Tensile mechanical properties and fracture evolution characteristics of sandstone containing parallel pre-cracks under dynamic loading

Abstract

Parallel cracks have a significant influence on the dynamic tensile failure behavior of rock. The systematic investigation of dynamic tensile mechanical properties and fracture evolution characteristics of fractured rocks are significant for guiding the safe excavation and stability sustaining of rock engineering. Two groups of dynamic Brazilian splitting tests were conducted for the sandstone specimens containing parallel pre-cracks. The influences of crack inclination angle (Group A) and rock bridge length (Group B) on the tensile mechanical properties and fracture evolution characteristics were analyzed. Results showed: the dynamic peak load of pre-cracked specimens is significantly lower than that of intact specimens. The peak load presents a V-shaped evolution trend with the growth of crack inclination angle. Differently, the dynamic peak load increased monotonically with the increasing of rock bridge length. In addition, the crack initiation points move from crack tips to crack walls when the crack inclination angle is increasing. When rock bridge length is large enough, the crack propagation paths are observed near the central axis of specimens.
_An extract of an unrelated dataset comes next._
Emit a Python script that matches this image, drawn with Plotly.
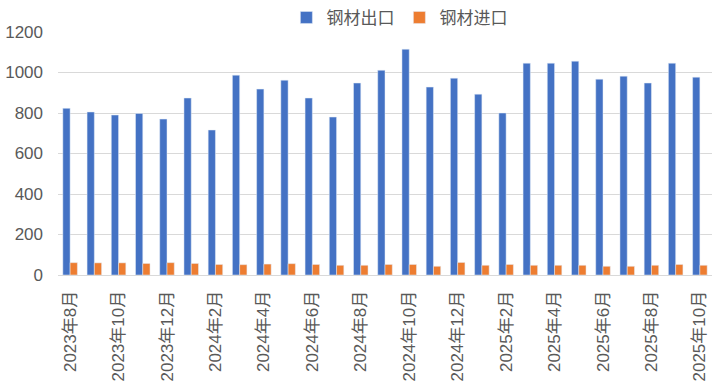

By utilizing the DIC method, six different failure modes are identified to explain the crack initiation and propagation mechanisms under dynamic loading. The tensile-shear fracture modes are mainly presented for specimens with different crack inclinations. Differently, the ultimate failure modes change from tensile-shear mode to tensile mode when the rock bridge length is increasing. In addition, numerical results (ANSYS/LS-DYNA) are in good agreement with the experimental results as a whole, which can verify and explain the experimental results. This study is expected to provide guidance for controlling fractured rock masses.